Thank you to those who think these are my own words and thoughts. because if they were not then I am the best puppet who would slave for hours at a time at my iPad typing the most random perspectives and thoughts that belonged to someone else trying to fake the world just for fun.
It angers and disappoints me that people can be so harsh because they do not understand and make such destructive assumptions. If they actually did more open minded research and investigated the stories of real people who have used facilitated communication as a stepping stone to completely independent no touch communication then maybe for some people the controversy will end.
Thinking that surprisingly enough science cannot always explain things. But it does not mean that that will always be the case. The break between unknown and known is time, understanding and exploration of different methods to capture adequately and explain objectively a new phenomenon. Because the closed minded skeptic was the one who actively opposed the new scientific findings or natural phenomena of social or linguistic or cultural trends and was opposed to develop understanding.

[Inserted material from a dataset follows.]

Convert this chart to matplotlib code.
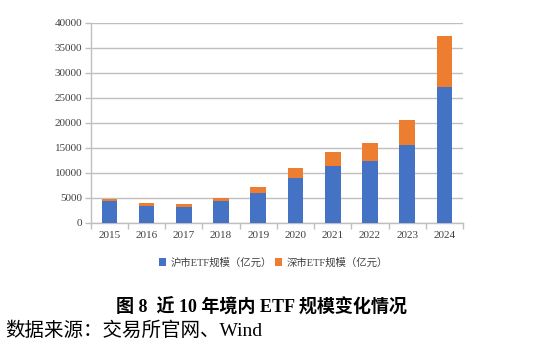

Soon you'll be thinking that your views are the only right one because the alternatives frighten and challenge you to change your attitude and actions. I think the most challenging debates are around people who are different to you. And the differences could be skin colour determining your value and opportunities in society, your ethnicity and education determining your level of prosperity, your method of communication determining your ability to exist as an actual human being or the type of disability determining your level of funding and acceptance from the general public.
Disability especially is a touchy topic. If you don't have that type of disability you will not ever fully understand what it is like even if you are a researcher, casual observer, support worker or even a family member. If you had the disability but was raised differently and had different opportunities and challenges then you cannot fully understand either. Why? Because everyone experiences the out-workings of their disability differently. but it does not mean you should not seek to understand. Especially those who communicate differently. Just like those who signs to communicate or those who struggle to direct their movements purposefully such as those with cerebral palsy to speak or point - can't such acceptance be afforded to those with other neurological and sensory differences?
Yes I hope your answer will be a yes even when you are in a hurry, in an awkward situation or just plain tired. An understanding soul is hard to find but I hope to be pleasantly surprised and everyone else who is like me yet with their own stories to share.
[Typing time: 1 hour 21 mins]
Sunday, February 3, 2013
Think intro. The thinker in a blender of guessing and your daily worry of every thing possibly going wrong and whether you will survive the weight of expectations. I have seated the fight of proving myself to the back of the car and take pleasure in the smaller uncomplicated things in life like maintaining decent moustache, wearing funky clothing and smiley face at funny conversations I overhear. I think it's been a time of discovering that there is a time for everything and taking time to be incognito is not laziness but a wise decision. Just a birthday coming ahead. Some make a big deal out of it saying its a thoughtful celebration of a person becoming an adult or an excuse to party hard and drop good wishes on the ageing person.
Hello josh you are getting older and I hope more good looking too as you hit 21. Maybe time to do some party planning and come out of incognito mode. Prefer coke to beer but willing to be convinced if there is good trade offs.
In there from griffith it's nearly o week. Pretty excited and keen to exercise flabby brain and experience the campus life bar tipsy nights. Yes I am a proud nerd and strange too but I like being different. Been like that my whole life.